Oh, more on the rabbit…I didn’t want you to think that I was unappreciative. I mean, I like rabbits as much as the next guy, but every once in a while I like something a bit more, shall we say palatable. Do not worry though, my not taking your rabbit offering isn’t a reflection on your behavior or presentation, I’m rather quite full, plus me and Dick are going quail hunting!
Thank “God” this day is almost over, not that I take the “lord’s” name in vain…
Signing off,
Lucifer, the Devil.
June 6th, 2006 at 11:54 pm
Hey Satan,
I had a really great day today! I hope you did too. Who would’a guessed that one of your followers had a great fucking day on 6/6/6. I didn’t go see your movie today, but I heard it’s not very good. Someone should fry for that, you know what I mean? What a bummer. But, on a positive note, there have been a lot of GOOD movies about you. I bet you liked the one where Al Pacino played you, and he was a lawyer? You know, Armani suits and shit. You know, Satan, you’re such a great conversationalist. I feel like I could just go on and on when we’re chatting. You really seem like you would be a good friend, as well as being a great Prince of Darkness. Like, I bet you would drop your busy schedule to help a pal move. I don’t think God has ever done that. I guess Jesus did that kind of stuff though, so you’re still even.
Well, I should be getting to bed. Hope you had fun quail hunting. Happy Birthday buddy.
June 7th, 2006 at 5:56 am
Let’s try 6.6.44 instead. I’m still waiting for Donklephant’s D-Day tribute.
June 7th, 2006 at 1:43 pm
Kreiz
Don’t think you are fooling me, I know who you are. Kreiz, Christ…come one, a little more imagination please!
I thought Donklephant was celebrating D-day yesterday…my day…it does begin with a “D” you know!
Meredith,
I’m satanically elated that you had a great day. Keep up the good work! About the movie, sorry kiddo it wasn’t one of ours that made it, that’s just Hollywood’s (or should I say Holy Wood) way of discreting all of my great work, damn liberal commie pinkos!
Quail hunting was fun, Dick and I weren’t able to shoot any lawyers though. Oh, well, there’s always next time. You know, they are the most verstile of species. I mean, you can use them to get out of jail, sue anybody, trample over any man made law, and when you’re done, they can also be target practice. God knows I love ‘em, no really, I do.
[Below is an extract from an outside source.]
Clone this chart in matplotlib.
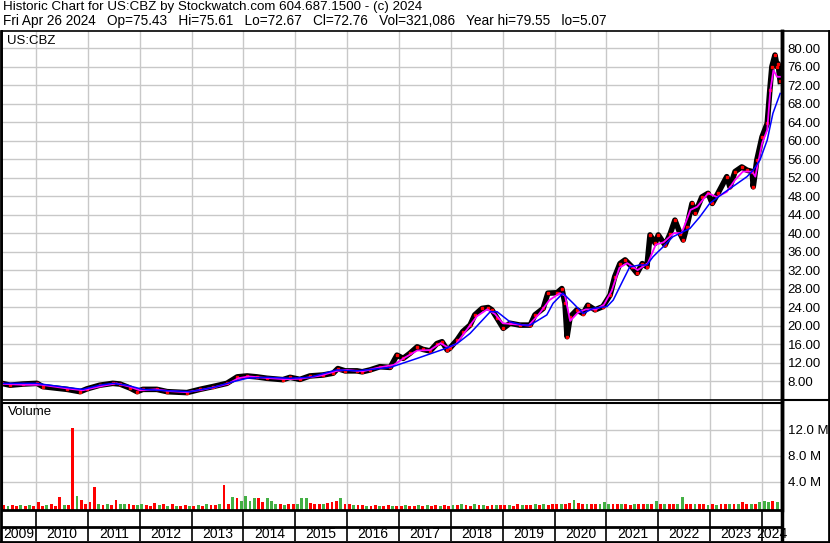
import numpy as np
import matplotlib
matplotlib.use("Agg")
import matplotlib.pyplot as plt
from matplotlib.lines import Line2D

plt.rcParams['font.family'] = ['Liberation Sans', 'DejaVu Sans']

# ---- data (decimal years) ----
close_t = [2009.34, 2009.50, 2009.75, 2010.02, 2010.13, 2010.60, 2010.85, 2010.98, 2011.23, 2011.48,
           2011.62, 2011.81, 2011.95, 2012.06, 2012.33, 2012.53, 2012.91, 2013.16, 2013.41, 2013.68,
           2013.88, 2014.07, 2014.26, 2014.45, 2014.76, 2014.90, 2015.09, 2015.28, 2015.53, 2015.73,
           2015.82, 2015.96, 2016.19, 2016.29, 2016.44, 2016.63, 2016.83, 2016.96, 2017.08, 2017.21,
           2017.35, 2017.46, 2017.60, 2017.73, 2017.83, 2017.93, 2017.98, 2018.12, 2018.23, 2018.37,
           2018.46, 2018.60, 2018.72, 2018.79, 2018.89, 2019.01, 2019.14, 2019.33, 2019.53, 2019.62,
           2019.78, 2019.87, 2020.05, 2020.14, 2020.20, 2020.24, 2020.30, 2020.43, 2020.55, 2020.64,
           2020.78, 2020.93, 2021.07, 2021.16, 2021.26, 2021.36, 2021.49, 2021.59, 2021.69, 2021.78,
           2021.84, 2021.94, 2022.00, 2022.13, 2022.23, 2022.32, 2022.42, 2022.48, 2022.55, 2022.65,
           2022.71, 2022.84, 2022.96, 2023.04, 2023.15, 2023.32, 2023.38, 2023.48, 2023.61, 2023.71,
           2023.81, 2023.83, 2023.90, 2024.00, 2024.10, 2024.15, 2024.19, 2024.25, 2024.29, 2024.31,
           2024.35]
close_v = [7.5, 7.1, 7.35, 7.5, 6.8, 6.2, 5.7, 6.3, 7.1, 7.5,
           7.35, 6.5, 5.7, 6.2, 6.2, 5.7, 5.5, 6.2, 6.8, 7.5,
           8.9, 9.1, 8.9, 8.6, 8.3, 8.8, 8.35, 9.1, 9.3, 9.7,
           10.7, 10.2, 10.2, 10.0, 10.4, 11.1, 10.95, 13.6, 12.9, 14.0,
           15.4, 14.85, 14.5, 16.1, 16.5, 14.7, 15.1, 16.9, 18.7, 20.1,
           22.3, 23.7, 23.9, 23.4, 21.6, 19.4, 20.5, 20.1, 20.1, 22.3,
           23.7, 27.0, 27.1, 28.0, 24.8, 17.6, 21.9, 23.4, 22.6, 24.4,
           23.4, 24.1, 26.6, 30.6, 33.4, 34.2, 32.7, 31.3, 33.4, 32.7,
           39.6, 37.8, 39.6, 37.4, 39.9, 42.8, 39.9, 38.5, 41.4, 46.4,
           44.3, 47.8, 48.6, 46.4, 48.6, 52.2, 50.0, 53.3, 54.3, 53.6,
           53.3, 50.0, 55.8, 60.8, 63.7, 70.9, 76.0, 78.5, 76.0, 76.6,
           72.8]

ma_short_t = [2009.34, 2009.75, 2010.10, 2010.60, 2010.90, 2011.30, 2011.55, 2011.80, 2012.00, 2012.30,
              2012.60, 2012.90, 2013.20, 2013.45, 2013.70, 2013.90, 2014.10, 2014.40, 2014.80, 2015.10,
              2015.50, 2015.80, 2016.00, 2016.30, 2016.60, 2016.90, 2017.10, 2017.35, 2017.60, 2017.80,
              2017.95, 2018.10, 2018.30, 2018.50, 2018.70, 2018.85, 2019.00, 2019.20, 2019.50, 2019.70,
              2019.90, 2020.10, 2020.20, 2020.30, 2020.45, 2020.60, 2020.80, 2020.95, 2021.10, 2021.25,
              2021.40, 2021.60, 2021.80, 2021.95, 2022.10, 2022.30, 2022.45, 2022.62, 2022.75, 2022.96,
              2023.13, 2023.32, 2023.48, 2023.63, 2023.81, 2023.87, 2024.00, 2024.10, 2024.16, 2024.22,
              2024.29, 2024.35]
ma_short_v = [7.4, 7.2, 7.2, 6.4, 6.0, 7.0, 7.5, 6.8, 6.0, 6.2,
              5.8, 5.6, 6.1, 6.7, 7.4, 8.6, 9.0, 8.7, 8.4, 8.5,
              9.2, 10.2, 10.4, 10.1, 10.9, 11.5, 13.0, 14.6, 14.7, 16.2,
              15.2, 16.0, 19.0, 22.0, 23.5, 22.5, 20.5, 20.3, 20.0, 22.5,
              25.5, 27.0, 26.5, 21.0, 22.8, 23.5, 23.5, 24.5, 27.5, 32.5,
              33.5, 32.0, 33.5, 37.5, 38.0, 40.0, 40.0, 45.0, 45.7, 48.6,
              47.8, 48.9, 51.5, 53.3, 53.3, 52.2, 59.4, 62.3, 70.9, 75.2,
              73.8, 73.8]

ma_long_t = [2009.34, 2010.02, 2010.13, 2010.60, 2010.90, 2011.23, 2011.48, 2011.75, 2012.06, 2012.53,
             2012.97, 2013.41, 2013.80, 2014.07, 2014.45, 2014.90, 2015.28, 2015.80, 2016.19, 2016.83,
             2017.35, 2017.85, 2018.12, 2018.37, 2018.76, 2018.89, 2019.14, 2019.39, 2019.53, 2019.85,
             2019.97, 2020.16, 2020.36, 2020.55, 2020.74, 2021.01, 2021.13, 2021.32, 2021.45, 2021.65,
             2021.78, 2021.90, 2022.09, 2022.28, 2022.48, 2022.61, 2022.80, 2022.99, 2023.25, 2023.52,
             2023.71, 2023.83, 2023.96, 2024.10, 2024.21, 2024.35]
ma_long_v = [7.5, 7.5, 7.3, 6.6, 6.2, 7.1, 7.5, 7.1, 6.2, 5.9,
             5.7, 6.6, 7.85, 8.6, 8.8, 8.6, 8.8, 10.4, 10.2, 10.95,
             12.9, 14.85, 16.1, 18.3, 23.0, 23.0, 20.8, 20.1, 20.1, 22.3,
             24.8, 27.0, 24.8, 22.6, 23.7, 24.1, 25.5, 29.8, 32.7, 33.1,
             33.1, 34.9, 37.0, 39.2, 40.3, 41.0, 43.5, 46.4, 48.6, 50.7,
             52.2, 53.6, 55.8, 60.1, 65.9, 70.2]

# monthly volume in millions, May 2009 .. Apr 2024
vol_m = [0.4, 0.3, 0.35, 0.3, 0.4, 0.3, 0.35, 0.3,
         0.9, 0.3, 0.35, 0.6, 0.3, 1.7, 0.4, 0.4, 12.3, 1.8, 1.1, 0.6,
         0.9, 3.1, 0.6, 0.4, 0.5, 0.4, 1.1, 0.6, 0.6, 0.5, 0.4, 0.4,
         0.6, 0.4, 0.3, 0.7, 0.4, 0.5, 0.3, 0.5, 0.3, 0.3, 0.4, 0.3,
         0.3, 0.4, 0.3, 0.5, 0.4, 0.4, 0.6, 3.5, 0.5, 1.6, 1.5, 1.0,
         1.8, 1.0, 1.4, 1.4, 0.8, 1.4, 1.0, 0.6, 0.5, 0.4, 0.6, 0.5,
         0.5, 1.4, 1.4, 0.7, 0.6, 0.6, 0.5, 0.7, 0.8, 1.0, 1.4, 0.6,
         0.6, 0.4, 0.4, 0.4, 0.3, 0.3, 0.35, 0.3, 0.3, 0.35, 0.3, 0.3,
         0.3, 0.35, 0.3, 0.3, 0.4, 0.3, 0.4, 0.3, 0.35, 0.3, 0.4, 0.3,
         0.4, 0.45, 0.6, 0.4, 0.3, 0.5, 0.35, 0.4, 0.3, 0.4, 0.45, 0.4,
         0.4, 0.4, 0.3, 0.5, 0.4, 0.45, 0.4, 0.5, 0.4, 0.5, 0.45, 0.5,
         0.6, 0.5, 0.6, 0.7, 1.1, 0.7, 0.5, 0.6, 0.5, 0.5, 0.6, 0.8,
         0.5, 0.6, 0.5, 0.5, 0.6, 0.4, 0.5, 0.5, 0.6, 0.5, 0.6, 1.0,
         0.6, 0.6, 0.5, 0.6, 0.5, 1.6, 0.6, 0.5, 0.5, 0.6, 0.5, 0.4,
         0.5, 0.4, 0.5, 0.5, 0.6, 0.5, 0.6, 0.9, 0.5, 0.5, 0.6, 0.8,
         1.0, 0.9, 1.0, 0.8]
vol_dir = ("rgrrgrgr"
           "rrgrrrgrrgrr" "rrgrgrrggrrg" "grrrgrgrgrrg" "rgrgrrgrrgrg"
           "gggrrgggrgrr" "gggrrrgrrrgr" "rgrrgrrgrrgr" "rgrrgrgrrgrr"
           "grgrrgrgrrgr" "rgrrgrrgrgrr" "rgrrgrrgrrgg" "grrgrrgrrgrg"
           "rgrrggrrgrrg" "rgrrgrgrrgrg"
           "ggrg")

years = list(range(2009, 2025))
price_ticks = list(range(8, 81, 4))
vol_ticks = [4, 8, 12]

title1 = "Historic Chart for US:CBZ by Stockwatch.com 604.687.1500 - (c) 2024"
title2 = ("Fri Apr 26 2024   Op=75.43   Hi=75.61   Lo=72.67   Cl=72.76   "
          "Vol=321,086   Year hi=79.55   lo=5.07")

# ---- layout in pixels ----
W, H = 830, 543
X0, X1 = 2, 782
XMIN, XMAX = 2009.344, 2024.385


def rect(x0, y0, x1, y1):
    return [x0 / W, 1 - y1 / H, (x1 - x0) / W, (y1 - y0) / H]


def hline(y, x0, x1, lw=1.0):
    fig.add_artist(Line2D([x0 / W, x1 / W], [1 - y / H, 1 - y / H],
                          transform=fig.transFigure, color='black', lw=lw))


def vline(x, y0, y1, lw=1.0):
    fig.add_artist(Line2D([x / W, x / W], [1 - y0 / H, 1 - y1 / H],
                          transform=fig.transFigure, color='black', lw=lw))


fig = plt.figure(figsize=(W / 100, H / 100), dpi=100)
grid_c = '#c8c8c8'

# price panel
ax1 = fig.add_axes(rect(X0, 31, X1, 400))
ax1.set_xlim(XMIN, XMAX)
ax1.set_ylim(3.9, 83.7)
for y in price_ticks:
    ax1.axhline(y, color=grid_c, lw=1.0, zorder=0)
for yr in years[1:]:
    ax1.axvline(yr, color=grid_c, lw=1.0, zorder=0)
ax1.plot(close_t, close_v, color='black', lw=4.0, solid_joinstyle='round', zorder=2)
ax1.plot(close_t, close_v, color='red', lw=0, marker='s', ms=1.8, zorder=3)
ax1.plot(ma_short_t, ma_short_v, color='#ff00ff', lw=1.3, zorder=4)
ax1.plot(ma_long_t, ma_long_v, color='#0000ff', lw=1.1, zorder=5)
ax1.set_xticks([])
ax1.yaxis.tick_right()
ax1.set_yticks(price_ticks)
ax1.set_yticklabels(["%.2f" % v for v in price_ticks])
ax1.tick_params(axis='y', length=0, pad=4, labelsize=9.5)
for s in ax1.spines.values():
    s.set_linewidth(1.2)
ax1.spines['right'].set_linewidth(2.5)
fig.text(7 / W, 1 - 35 / H, "US:CBZ", fontsize=9.5, va='top')

# volume panel
ax2 = fig.add_axes(rect(X0, 403, X1, 510))
ax2.set_xlim(XMIN, XMAX)
ax2.set_ylim(-0.38, 16.15)
for y in vol_ticks:
    ax2.axhline(y, color=grid_c, lw=1.0, zorder=0)
for yr in years[1:]:
    ax2.axvline(yr, color=grid_c, lw=1.0, zorder=0)
vt = 2009 + (4 + np.arange(len(vol_m)) + 0.5) / 12
vcol = ['#ff0000' if c == 'r' else '#44b044' for c in vol_dir]
ax2.bar(vt, np.array(vol_m) + 0.38, bottom=-0.38, width=0.055, color=vcol, zorder=2)
ax2.set_xticks([])
ax2.yaxis.tick_right()
ax2.set_yticks(vol_ticks)
ax2.set_yticklabels(["%.1f M" % v for v in vol_ticks])
ax2.tick_params(axis='y', length=0, pad=4, labelsize=9.5)
for s in ax2.spines.values():
    s.set_linewidth(1.5)
ax2.spines['right'].set_linewidth(2.5)
ax2.spines['bottom'].set_linewidth(2.0)
fig.text(8 / W, 1 - 406 / H, "Volume", fontsize=9.5, va='top')

# date strip
ax3 = fig.add_axes(rect(X0, 510, X1, 541))
ax3.set_xlim(XMIN, XMAX)
ax3.set_ylim(0, 1)
ax3.axis('off')
for yr in years[1:]:
    ax3.axvline(yr, color='black', lw=1.2)
ax3.axhline(14 / 31, color='black', lw=2.0)
for yr in years:
    lo = max(yr, XMIN)
    hi = min(yr + 1, XMAX)
    ax3.text((lo + hi) / 2, 7 / 31, str(yr), ha='center', va='center', fontsize=10)

# frame lines
hline(541.5, 0, W, lw=2.0)
vline(0.8, 31, 543, lw=2.0)
vline(828.5, 31, 543, lw=2.0)
vline(781.5, 31, 543, lw=2.5)
hline(31, 782, W, lw=1.2)
hline(400, 782, W, lw=1.5)

fig.text(3 / W, 1 - 1 / H, title1, fontsize=9.6, va='top')
fig.text(3 / W, 1 - 14 / H, title2, fontsize=9.8, va='top')

fig.savefig("out.png", dpi=100)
Hey, you’ve been a great sport, so I’ll let you in on a little secret…God and I, well we’re sorta two sides of the same coin…a Ying and Yang, if you will, so in essence, in my providing a sign of my own existence, also provides a sign of his as neither he nor I could exist without the other. We’re not really GOOD or BAD, we’re just fulfilling part of the program, balancing each other and keeping the universe in harmony.
Demonically yours,
El Diablo
P.S. Yes, I loved Al Pacino in that movie, though I liked him better as the God father…plus Charlize was simply scrumptous. The only part I didn’t like is the fact they made Keanu my son. I mean, come on…I’m the Lord of the Underworld, do you really think my only begotten son would look so goofy? Again, the liberal establishment making me look bad. Sigh, when will they learn.